Donald Hollowell Parkway
Photo credit: Joeff Davis

Donald Lee Hollowell Parkway - Donald Lee Hollowell Parkway N.W. was named after an Atlanta-based civil rights attorney who took on many important cases, which led to greater justice in Georgia. One of his biggest was the landmark case that led to the desegregation of the University of Georgia in 1961. He also represented the Rev. Martin Luther King Jr. in a number of cases, including winning his release from Reidsville State Prison in 1960 after he was arrested for participating in a sit-in at Rich’s department store in Downtown Atlanta. Hollowell also helped successfully defend Preston Cobb, a 15-year-old black youth who was sentenced to die in Georgia’s electric chair, leading to legislation that lifted the age of capital punishment in Georgia.
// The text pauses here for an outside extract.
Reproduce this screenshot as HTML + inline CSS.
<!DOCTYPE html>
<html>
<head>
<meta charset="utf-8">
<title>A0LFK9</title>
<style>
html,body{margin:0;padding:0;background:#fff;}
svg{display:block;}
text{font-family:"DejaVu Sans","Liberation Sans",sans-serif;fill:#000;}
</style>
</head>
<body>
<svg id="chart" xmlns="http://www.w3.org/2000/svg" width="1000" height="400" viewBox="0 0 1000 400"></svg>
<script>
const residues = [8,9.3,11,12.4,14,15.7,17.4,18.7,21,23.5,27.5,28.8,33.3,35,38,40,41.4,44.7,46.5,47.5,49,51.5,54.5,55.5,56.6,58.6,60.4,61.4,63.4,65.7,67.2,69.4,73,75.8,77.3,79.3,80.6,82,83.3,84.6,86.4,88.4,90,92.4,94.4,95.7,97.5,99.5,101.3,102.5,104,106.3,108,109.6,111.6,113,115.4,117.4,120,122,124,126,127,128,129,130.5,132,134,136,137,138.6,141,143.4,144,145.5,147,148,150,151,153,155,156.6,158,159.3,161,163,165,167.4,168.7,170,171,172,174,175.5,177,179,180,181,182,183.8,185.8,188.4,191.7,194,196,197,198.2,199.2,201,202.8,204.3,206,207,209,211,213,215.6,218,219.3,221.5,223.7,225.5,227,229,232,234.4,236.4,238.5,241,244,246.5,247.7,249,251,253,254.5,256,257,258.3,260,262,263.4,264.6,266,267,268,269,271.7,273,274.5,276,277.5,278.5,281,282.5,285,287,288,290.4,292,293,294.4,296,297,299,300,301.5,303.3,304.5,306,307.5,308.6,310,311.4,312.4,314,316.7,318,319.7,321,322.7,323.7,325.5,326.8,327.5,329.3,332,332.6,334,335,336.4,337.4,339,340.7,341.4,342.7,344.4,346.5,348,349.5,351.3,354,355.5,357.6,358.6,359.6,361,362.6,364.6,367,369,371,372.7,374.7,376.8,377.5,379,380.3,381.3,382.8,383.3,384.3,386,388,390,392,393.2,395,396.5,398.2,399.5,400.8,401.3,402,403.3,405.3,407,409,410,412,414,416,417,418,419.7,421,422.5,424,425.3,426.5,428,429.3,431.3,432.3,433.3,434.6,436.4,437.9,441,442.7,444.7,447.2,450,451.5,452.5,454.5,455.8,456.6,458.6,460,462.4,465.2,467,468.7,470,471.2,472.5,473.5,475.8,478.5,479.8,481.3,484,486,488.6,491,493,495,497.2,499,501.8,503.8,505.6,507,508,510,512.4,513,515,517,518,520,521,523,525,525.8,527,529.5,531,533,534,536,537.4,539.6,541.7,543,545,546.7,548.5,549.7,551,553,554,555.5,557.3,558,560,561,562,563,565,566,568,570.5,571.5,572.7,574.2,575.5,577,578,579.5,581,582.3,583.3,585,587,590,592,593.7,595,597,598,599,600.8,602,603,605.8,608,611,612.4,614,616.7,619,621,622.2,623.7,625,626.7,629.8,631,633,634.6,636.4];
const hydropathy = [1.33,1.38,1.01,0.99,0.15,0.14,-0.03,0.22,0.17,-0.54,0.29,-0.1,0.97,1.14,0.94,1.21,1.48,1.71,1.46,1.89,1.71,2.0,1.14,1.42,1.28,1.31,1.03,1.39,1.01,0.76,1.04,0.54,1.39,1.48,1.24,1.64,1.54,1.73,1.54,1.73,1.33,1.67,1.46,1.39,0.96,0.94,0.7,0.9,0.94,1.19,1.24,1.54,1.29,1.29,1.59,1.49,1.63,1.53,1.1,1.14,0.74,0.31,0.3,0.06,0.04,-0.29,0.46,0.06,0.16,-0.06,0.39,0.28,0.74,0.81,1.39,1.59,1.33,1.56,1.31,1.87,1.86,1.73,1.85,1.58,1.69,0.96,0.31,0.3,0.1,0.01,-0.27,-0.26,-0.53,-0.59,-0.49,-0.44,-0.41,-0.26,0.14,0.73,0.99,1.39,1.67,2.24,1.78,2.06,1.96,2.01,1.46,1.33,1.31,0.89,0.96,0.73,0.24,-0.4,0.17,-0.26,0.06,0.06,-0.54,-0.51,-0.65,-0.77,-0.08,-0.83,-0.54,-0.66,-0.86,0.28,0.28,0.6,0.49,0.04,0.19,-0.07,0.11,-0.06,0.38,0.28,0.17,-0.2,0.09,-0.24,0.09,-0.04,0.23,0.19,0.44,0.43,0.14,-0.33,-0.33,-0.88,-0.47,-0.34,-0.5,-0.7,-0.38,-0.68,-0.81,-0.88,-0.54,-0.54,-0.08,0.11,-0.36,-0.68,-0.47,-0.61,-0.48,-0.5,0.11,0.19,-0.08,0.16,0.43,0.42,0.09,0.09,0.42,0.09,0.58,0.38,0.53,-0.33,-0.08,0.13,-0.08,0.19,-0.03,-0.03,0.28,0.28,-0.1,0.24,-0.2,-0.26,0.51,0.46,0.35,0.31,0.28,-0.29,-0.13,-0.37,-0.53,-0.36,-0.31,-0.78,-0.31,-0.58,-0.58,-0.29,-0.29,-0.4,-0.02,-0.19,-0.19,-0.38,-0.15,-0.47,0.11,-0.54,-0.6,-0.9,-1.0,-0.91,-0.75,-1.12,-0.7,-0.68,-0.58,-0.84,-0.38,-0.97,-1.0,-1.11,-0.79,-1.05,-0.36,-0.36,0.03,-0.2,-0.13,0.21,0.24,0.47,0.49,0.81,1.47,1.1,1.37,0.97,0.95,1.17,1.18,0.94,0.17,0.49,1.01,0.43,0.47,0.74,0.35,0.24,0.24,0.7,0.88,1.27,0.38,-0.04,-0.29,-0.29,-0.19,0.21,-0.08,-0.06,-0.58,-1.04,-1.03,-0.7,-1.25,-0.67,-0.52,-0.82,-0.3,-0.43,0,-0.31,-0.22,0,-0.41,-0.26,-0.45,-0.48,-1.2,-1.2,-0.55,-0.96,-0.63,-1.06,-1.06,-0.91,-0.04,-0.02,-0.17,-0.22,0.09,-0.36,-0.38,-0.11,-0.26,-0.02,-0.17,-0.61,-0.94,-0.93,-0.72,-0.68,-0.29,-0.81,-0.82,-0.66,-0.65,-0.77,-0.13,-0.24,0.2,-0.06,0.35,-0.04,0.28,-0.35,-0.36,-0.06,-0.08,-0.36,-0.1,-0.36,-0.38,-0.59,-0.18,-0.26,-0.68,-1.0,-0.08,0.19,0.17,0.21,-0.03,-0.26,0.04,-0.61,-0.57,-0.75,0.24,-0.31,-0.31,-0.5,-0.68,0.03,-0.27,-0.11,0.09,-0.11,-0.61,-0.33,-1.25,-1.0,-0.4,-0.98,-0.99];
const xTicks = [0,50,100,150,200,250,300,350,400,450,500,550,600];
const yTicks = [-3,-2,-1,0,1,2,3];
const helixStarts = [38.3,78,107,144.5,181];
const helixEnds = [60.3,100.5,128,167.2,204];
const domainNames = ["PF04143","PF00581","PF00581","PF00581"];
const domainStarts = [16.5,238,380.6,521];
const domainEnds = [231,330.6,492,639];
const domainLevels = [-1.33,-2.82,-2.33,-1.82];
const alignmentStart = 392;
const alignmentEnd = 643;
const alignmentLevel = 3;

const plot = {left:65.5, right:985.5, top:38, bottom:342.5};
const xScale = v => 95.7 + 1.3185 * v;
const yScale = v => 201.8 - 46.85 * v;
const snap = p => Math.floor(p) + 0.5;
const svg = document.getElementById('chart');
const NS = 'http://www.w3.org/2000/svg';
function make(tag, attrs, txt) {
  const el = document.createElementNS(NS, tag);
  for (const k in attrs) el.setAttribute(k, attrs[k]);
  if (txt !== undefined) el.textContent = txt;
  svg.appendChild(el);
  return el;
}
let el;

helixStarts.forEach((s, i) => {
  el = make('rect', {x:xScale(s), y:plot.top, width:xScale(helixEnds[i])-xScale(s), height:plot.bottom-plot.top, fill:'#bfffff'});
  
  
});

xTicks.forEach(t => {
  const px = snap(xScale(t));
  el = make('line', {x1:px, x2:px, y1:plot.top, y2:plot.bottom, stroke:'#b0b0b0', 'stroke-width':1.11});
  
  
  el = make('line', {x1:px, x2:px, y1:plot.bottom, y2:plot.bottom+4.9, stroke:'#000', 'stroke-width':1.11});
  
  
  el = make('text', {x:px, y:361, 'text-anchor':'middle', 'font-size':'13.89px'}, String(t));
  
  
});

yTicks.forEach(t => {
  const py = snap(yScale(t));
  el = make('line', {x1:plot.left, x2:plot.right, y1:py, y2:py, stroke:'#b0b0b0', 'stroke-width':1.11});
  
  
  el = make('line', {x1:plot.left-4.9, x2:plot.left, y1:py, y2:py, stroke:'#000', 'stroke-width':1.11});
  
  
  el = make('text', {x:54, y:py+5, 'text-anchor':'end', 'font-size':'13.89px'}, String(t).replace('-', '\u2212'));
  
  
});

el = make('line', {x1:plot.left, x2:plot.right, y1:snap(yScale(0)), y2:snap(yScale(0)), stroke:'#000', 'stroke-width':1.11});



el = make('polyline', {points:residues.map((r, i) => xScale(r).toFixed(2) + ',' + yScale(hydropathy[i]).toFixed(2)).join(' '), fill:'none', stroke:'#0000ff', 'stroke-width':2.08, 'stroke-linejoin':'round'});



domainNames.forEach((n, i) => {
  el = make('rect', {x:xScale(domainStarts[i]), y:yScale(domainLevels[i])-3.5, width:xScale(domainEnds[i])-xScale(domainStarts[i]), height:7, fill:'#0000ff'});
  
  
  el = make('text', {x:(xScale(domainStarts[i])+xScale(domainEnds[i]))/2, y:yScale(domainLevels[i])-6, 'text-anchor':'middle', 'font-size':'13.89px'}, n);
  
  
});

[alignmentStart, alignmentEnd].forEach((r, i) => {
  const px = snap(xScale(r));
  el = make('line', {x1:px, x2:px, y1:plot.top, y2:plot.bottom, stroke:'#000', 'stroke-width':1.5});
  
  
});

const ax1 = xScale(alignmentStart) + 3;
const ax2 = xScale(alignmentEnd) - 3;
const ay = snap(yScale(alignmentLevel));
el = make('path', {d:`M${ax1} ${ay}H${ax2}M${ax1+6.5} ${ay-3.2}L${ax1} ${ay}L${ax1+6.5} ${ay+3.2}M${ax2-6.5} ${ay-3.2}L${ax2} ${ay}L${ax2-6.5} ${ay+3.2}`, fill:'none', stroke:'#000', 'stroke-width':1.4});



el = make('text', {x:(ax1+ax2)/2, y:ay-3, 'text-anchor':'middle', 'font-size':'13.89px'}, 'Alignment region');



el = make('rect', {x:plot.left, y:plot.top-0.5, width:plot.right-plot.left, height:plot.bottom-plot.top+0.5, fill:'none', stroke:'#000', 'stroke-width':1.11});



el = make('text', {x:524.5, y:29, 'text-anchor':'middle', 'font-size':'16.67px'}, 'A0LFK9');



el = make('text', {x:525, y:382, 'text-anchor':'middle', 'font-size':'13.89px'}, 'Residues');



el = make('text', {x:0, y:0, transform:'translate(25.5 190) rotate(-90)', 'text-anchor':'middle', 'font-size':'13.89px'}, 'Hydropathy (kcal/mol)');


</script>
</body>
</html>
Some people want the street name changed. After the September 2016 death of rapper Carlos R. Walker, aka Shawty Lo, a petition was started to change the name of the street to Carlos R. Walker Parkway. The petition argued that “Donald Lee Hollowell is a thing of the past” while Shawty Lo was very active in his Bankhead community — so much so, that neighborhood locals honored him by naming him the “King of Bankhead.” Two weeks after his death, the petition had received more than 5,500 signatures and was sent to Mayor Kasim Reed, according to Mecy Washington, the person who started the petition. “I did submit the petition to the mayor’s office,” she wrote to Creative Loafing, “but never heard anything back, of course.”